In March, Klobuchar introduced the Marshall Plan for Moms Resolution, which called for a comprehensive set of relief programs to support working moms and rebuild the economy following the pandemic


WASHINGTON – Today, during a Joint Economic Committee hearing on the gender wage gap, U.S. Senator Amy Klobuchar (D-MN) highlighted the need for policies to support working parents. The Senator emphasized how paid leave and affordable child care policies would help address inequality in the workforce, noting that both are elements of the Marshall Plan for Moms, a Klobuchar-led resolution with a comprehensive set of relief proposals that would support working moms and rebuild the economy following the pandemic.

The full transcript of questioning as given below and video available for TV download HERE and online viewing HERE.

Senator Klobuchar: Well thank you very much Mr. Chairman, and I know there was some new staff that was introduced at the beginning but I want to particularly congratulate Tamara Fucile. She used to work for me many, many years ago and I know she’ll do a fantastic job for you as the Staff Director.

I wanted to start with Dr. Holder -- there you are. I think one of the things this pandemic has shed such a big magnifying glass on is just this difficulty for so many parents of balancing everything, and I always have this image of moms balancing their toddlers on their knees and their laptops on their desks, and dads teaching their second graders how to use a mute button, which they do better than any of our Senators, honestly.

My question is -- I did this Marshall Plan for Moms, which of course part of this is paid leave. And we really haven't done enough in this area in Congress and we have this possibility coming up in the next few months. Can you talk about how a paid leave policy could have helped during the pandemic, but also how it would help in the future to help address the gender wage gap?

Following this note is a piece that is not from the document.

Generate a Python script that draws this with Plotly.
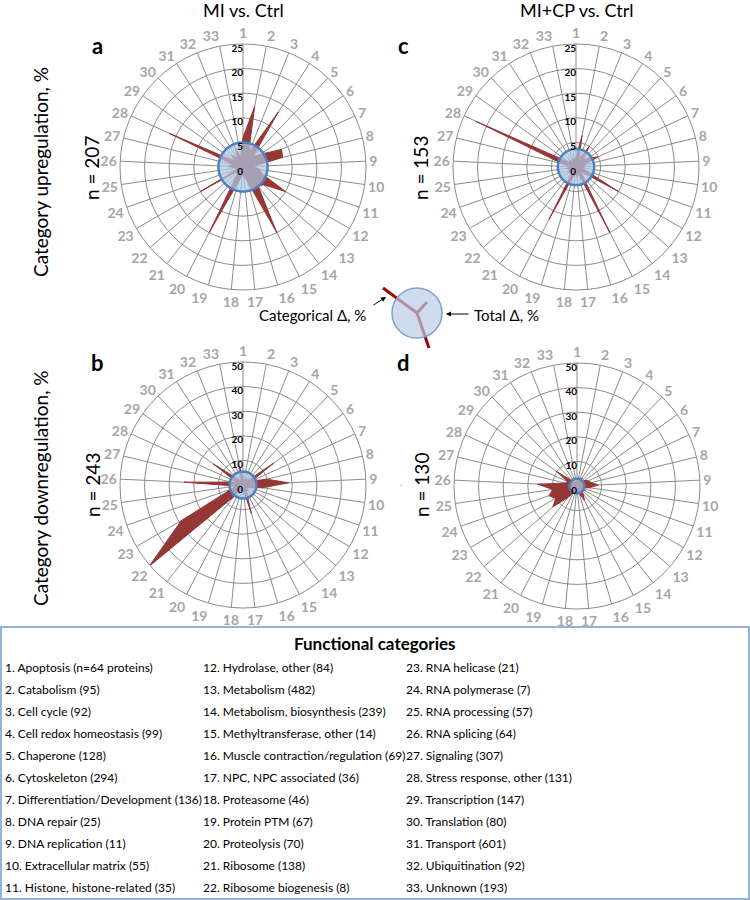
import plotly.graph_objects as go

W, H = 750, 900
FONT = "Lato, Roboto, Arial"
GRID = "#8C8C8C"
RED = "#953735"
BLUE = "#4F81BD"

# category numbers around each radar
categories = [str(i) for i in range(1, 34)]

# categorical change, % (read from the four radars)
up_mi = [6, 12.5, 3, 13.3, 3, 4.5, 8.6, 8.3, 2, 3.5, 4, 10, 5.5, 5, 15, 3, 2,
         1.5, 3, 15, 2, 1, 10, 1, 1.5, 3, 2, 16.5, 2, 3.5, 2, 4, 2]
up_cp = [2, 6.5, 1.5, 5, 2, 3, 5, 1.5, 2, 1, 2, 10, 1.5, 2, 15, 1, 2,
         1.5, 2, 12, 1, 1.5, 2, 1, 2, 1, 3, 22.4, 1.5, 2, 1, 2, 1.5]
down_mi = [3, 2, 2, 3, 2, 15.3, 4, 10, 18.6, 8, 3, 2, 2, 3, 3, 12, 2,
           1.5, 2, 2, 6, 50.5, 29, 5, 3, 24, 5, 3, 14.8, 4, 2, 2, 7.5]
down_cp = [2, 3.5, 2, 4, 2, 4, 5, 6, 8.7, 5, 2, 4, 2, 4, 6.6, 3, 2,
           1.5, 1.5, 3, 6, 13, 10, 12, 10, 16, 5, 4, 10.5, 3, 1.5, 2, 2]

# total change, %
total_up_mi = 5.0
total_up_cp = 3.7
total_down_mi = 5.5
total_down_cp = 3.0

n_up_mi, n_up_cp, n_down_mi, n_down_cp = 207, 153, 243, 130

up_ticks = [0, 5, 10, 15, 20, 25]
down_ticks = [0, 10, 20, 30, 40, 50]

legend_items = [
    "1. Apoptosis (n=64 proteins)", "2. Catabolism (95)", "3. Cell cycle (92)",
    "4. Cell redox homeostasis (99)", "5. Chaperone (128)", "6. Cytoskeleton (294)",
    "7. Differentiation/Development (136)", "8. DNA repair (25)", "9. DNA replication (11)",
    "10. Extracellular matrix (55)", "11. Histone, histone-related (35)",
    "12. Hydrolase, other (84)", "13. Metabolism (482)", "14. Metabolism, biosynthesis (239)",
    "15. Methyltransferase, other (14)", "16. Muscle contraction/regulation (69)",
    "17. NPC, NPC associated (36)", "18. Proteasome (46)", "19. Protein PTM (67)",
    "20. Proteolysis (70)", "21. Ribosome (138)", "22. Ribosome biogenesis (8)",
    "23. RNA helicase (21)", "24. RNA polymerase (7)", "25. RNA processing (57)",
    "26. RNA splicing (64)", "27. Signaling (307)", "28. Stress response, other (131)",
    "29. Transcription (147)", "30. Translation (80)", "31. Transport (601)",
    "32. Ubiquitination (92)", "33. Unknown (193)",
]


def px(x):
    return x / W


def py(y):
    return 1 - y / H


def polar_cfg(cx, cy, rad, ticks):
    return dict(
        domain=dict(x=[px(cx - rad), px(cx + rad)], y=[py(cy + rad), py(cy - rad)]),
        bgcolor="rgba(0,0,0,0)",
        radialaxis=dict(range=[0, ticks[-1]], tickvals=ticks, showticklabels=False,
                        angle=90, showline=False, ticks="", gridcolor=GRID, gridwidth=1),
        angularaxis=dict(type="category", categoryarray=categories,
                         direction="clockwise", rotation=90,
                         showline=True, linecolor=GRID, linewidth=1,
                         gridcolor=GRID, gridwidth=1, ticks="",
                         tickfont=dict(size=14, color="#A6A6A6", family=FONT, weight="bold")),
    )


fig = go.Figure()

panels = [
    ("polar", up_mi, total_up_mi, up_ticks),
    ("polar2", up_cp, total_up_cp, up_ticks),
    ("polar3", down_mi, total_down_mi, down_ticks),
    ("polar4", down_cp, total_down_cp, down_ticks),
]
for sub, vals, total, ticks in panels:
    fig.add_trace(go.Scatterpolar(
        r=vals + vals[:1], theta=categories + categories[:1], subplot=sub,
        mode="lines", fill="toself", fillcolor=RED,
        line=dict(color=RED, width=1), showlegend=False, hoverinfo="skip"))
    fig.add_trace(go.Scatterpolar(
        r=[total] * 34, theta=categories + categories[:1], subplot=sub,
        mode="lines", fill="toself", fillcolor="rgba(176,200,230,0.72)",
        line=dict(color=BLUE, width=2.5), showlegend=False, hoverinfo="skip"))
    # radial scale labels along spoke 1
    fig.add_trace(go.Scatterpolar(
        r=ticks, theta=[categories[0]] * len(ticks), subplot=sub,
        mode="text", text=[f"<b>{t}</b>" for t in ticks], textposition="bottom left",
        textfont=dict(size=10, color="black", family=FONT),
        showlegend=False, hoverinfo="skip"))

ann = []


def text(x, y, s, size=15, bold=False, color="black", xanchor="center", angle=0):
    ann.append(dict(x=px(x), y=py(y), xref="paper", yref="paper", showarrow=False,
                    text=f"<b>{s}</b>" if bold else s, textangle=angle,
                    xanchor=xanchor, yanchor="middle",
                    font=dict(size=size, color=color, family=FONT)))


text(243, 10, "MI vs. Ctrl", size=18)
text(576, 10, "MI+CP vs. Ctrl", size=18)
text(97, 45, "a", size=22, bold=True)
text(403, 45, "c", size=22, bold=True)
text(97, 362, "b", size=22, bold=True)
text(403, 362, "d", size=22, bold=True)
text(40, 172, "Category upregulation, %", size=19, angle=-90)
text(40, 488, "Category downregulation, %", size=19, angle=-90)
text(92, 168, f"n = {n_up_mi}", size=19, angle=-90)
text(421, 168, f"n = {n_up_cp}", size=19, angle=-90)
text(92, 485, f"n = {n_down_mi}", size=19, angle=-90)
text(421, 485, f"n = {n_down_cp}", size=19, angle=-90)
text(401, 483, ".", size=9, color="#4F81BD")

# small legend between the panels
text(368, 315, "Categorical Δ, %", size=15, xanchor="right")
text(472, 315, "Total Δ, %", size=15, xanchor="left")
ann.append(dict(x=px(386), y=py(297), xref="paper", yref="paper", ax=-14, ay=9,
                showarrow=True, arrowhead=2, arrowsize=1, arrowwidth=1, arrowcolor="black", text=""))
ann.append(dict(x=px(446), y=py(314), xref="paper", yref="paper", ax=24, ay=0,
                showarrow=True, arrowhead=2, arrowsize=1, arrowwidth=1, arrowcolor="black", text=""))

# legend box
text(375, 643, "Functional categories", size=17, bold=True)
col_x = [3, 201, 404]
for i, item in enumerate(legend_items):
    text(col_x[i // 11], 667 + 22 * (i % 11), item, size=12, xanchor="left")

shapes = [
    dict(type="rect", xref="paper", yref="paper", x0=px(1), x1=px(749), y0=py(627), y1=py(899),
         line=dict(color="#95B3D7", width=2)),
    dict(type="line", xref="paper", yref="paper", x0=px(383), y0=py(288), x1=px(417), y1=py(313),
         line=dict(color="#A00000", width=3)),
    dict(type="line", xref="paper", yref="paper", x0=px(417), y0=py(313), x1=px(427), y1=py(302),
         line=dict(color="#A00000", width=3)),
    dict(type="line", xref="paper", yref="paper", x0=px(417), y0=py(313), x1=px(429), y1=py(348),
         line=dict(color="#A00000", width=3)),
    dict(type="circle", xref="paper", yref="paper", x0=px(392), x1=px(442), y0=py(288), y1=py(338),
         fillcolor="rgba(185,205,229,0.7)", line=dict(color="#7FA0CC", width=1.5)),
]

fig.update_layout(
    width=W, height=H, autosize=False,
    margin=dict(l=0, r=0, t=0, b=0),
    paper_bgcolor="white", plot_bgcolor="white",
    polar=polar_cfg(243, 167, 123, up_ticks),
    polar2=polar_cfg(576, 167, 123, up_ticks),
    polar3=polar_cfg(243, 485, 123, down_ticks),
    polar4=polar_cfg(577, 486, 123, down_ticks),
    annotations=ann, shapes=shapes,
)

fig.write_html("out.html", config={"displayModeBar": False},
               post_script="document.body.style.margin='0px';")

Dr. Michelle Holder: Well thank you Senator Klobuchar, such a pleasure to answer a question from you about the gender wage gap. I did spend a lot of time last year writing and talking about how working mothers, in particular, were affected by the pandemic. And one of the issues was the inability of some women who were required to work on-site, their inability to actually do that because their children were learning remotely. They were doing school from home. So inevitably some women who were primarily single parents were unable to fulfill the expectations of their jobs because they had to be home to care for their children. So a paid leave policy, and might I just add, more affordable child care availability, will be such a benefit to working women when we think about the fact that a third of women who work in this country are mothers. And so we need to do everything we can to support these workers, and I wouldn't necessarily limit that to working women, I would say if a dad is a single parent -- has caregiving responsibilities -- these types of policies would benefit him as well. So, I feel in this country we haven't paid enough attention to the needs of working parents. And I think that the pandemic really exposed what their vulnerabilities are, what their needs are, and what’s required so they can be full participants in the American work life. And absolutely paid leave would go very, very far in helping working parents, as well as affordable child care.

Senator Klobuchar: Very good, thank you for that great answer. Ms. Poo, and this one kind of plays off of what Dr. Holder was talking about here on the child care issue. We know, again, another big magnifying glass during the pandemic, about the issue of child care. And especially -- actually, Senator Sullivan and I have a bipartisan bill on helping to train more workers and trying to address the shortage of affordable child care. And so part of it’s training, but a lot of it is wages, trying to attract people to this occupation. So it's the double whammy, there's not enough child care, and then we don't have enough people working in it, and then if they're not paid enough we’re not going to get them to work in it. And we have these literal child care deserts in some of the rural areas of my state where we would actually be able to add jobs and there's employers out there. Could you talk, Ms. Poo, about some policy solutions we should consider when it comes to increased pay for domestic workers, how we do that while still making child care affordable? And, the same kind of chicken and egg thing in the wages, making it affordable, and then also making sure we have the supply.

Ms. Ai-jen Poo: Absolutely, thank you so much Senator Klobuchar for your leadership on so many of these issues that are about equity and opportunity for women. There is a whole series of investments that we need to make in making child care, quality child care, much more affordable and accessible to American families. And the American Families Plan that the President has put forward and some parts of the American Jobs Plan begin to make those investments, and I know there are a number of child care bills in Congress that are about making child care much more affordable and accessible.

And I think that childcare funding at the federal level should also be tied to rate-setting and insurance that we are also raising the wages for child care workers. What I see is that we end up losing some of our best care workers and care providers and early childhood educators to other low wage service jobs because they simply can't make ends meet doing this work, despite the fact that they see it as their calling. So raising the wages, improving access to benefits, would be huge for this workforce

Senator Klobuchar: Right, exactly, and I would think figuring out how to help fund some of it so that you can still have it be affordable while increasing the wages. 

Ms. Poo: Exactly.

Senator Klobuchar: Alright, thank you very much, and thank you Mr. Chairman. I just went a little bit over my time, allow others to go!